Mitchell, too, elicited a number of angry audience outbursts, especially after he contended that “people get jobs quicker when unemployment insurance runs out.” He even egged on the disgruntled crowd: “Yes, hiss me! Hiss me!”
After the debate, Donvan reflected on Mitchell’s debate strategy. “Dan Mitchell’s willingness to play the ogre, as he put it, read fun and bold, but I think it didn’t help sell the side,” he said. He even thought Mitchell and Epstein “presented a more comprehensive argument” than the other team. But it “was also the view from 30,000 feet, and less satisfying for an audience asking for a jobs solution right now.”
Just as Zandi and Rouse argued that Congress can “walk and chew gum at the same time” in reference to a simultaneous focus on long-term and short-term economic policy, the pair was also able to employ two killer debate strategies at once: They nailed the urgency rhetoric while conceding some of the other side’s rational points.
“I do think some of the policy steps have created uncertainty for businesses and for the banking system,” Zandi said. “And that’s impaired the ability and willingness of businesses to step up and hire and for banks to lend. But that does not preclude the fact that we need to reduce some of the fiscal restraint that’s dead ahead of us. If we don’t make some policy steps here, taxes are going to rise on everybody. Unemployment insurance for many hard-pressed households [is] going to expire. And that’s the prescription for a recession.”
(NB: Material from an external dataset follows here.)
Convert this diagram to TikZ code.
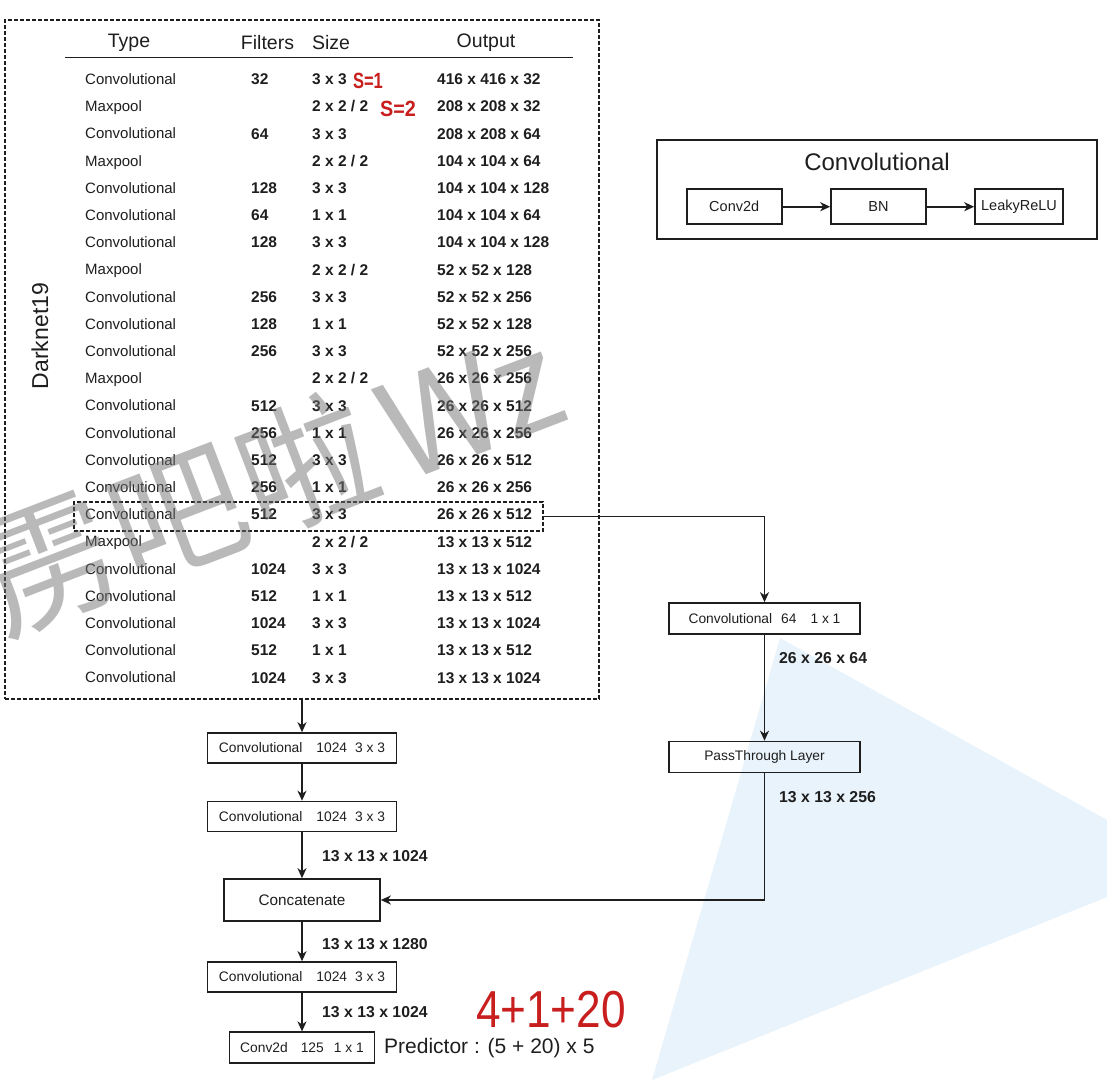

When I asked Mitchell why he lost after the debate, he told me it was because he was forced to play the villain. “The challenge of defending free markets and limited government is that you’re telling people there’s no Santa Claus,” Mitchell said. “Everyone likes to think that there’s some magic wand the government can wave, and especially if you’re in a position where you can be pigeonholed as somehow defending the interest of the wealthy, it makes it even harder.”
Why did Zandi win? “I thought I was funny,” laughed Zandi, who also won an Intelligence Squared debate a few years ago. “I thought that made a big difference, actually.”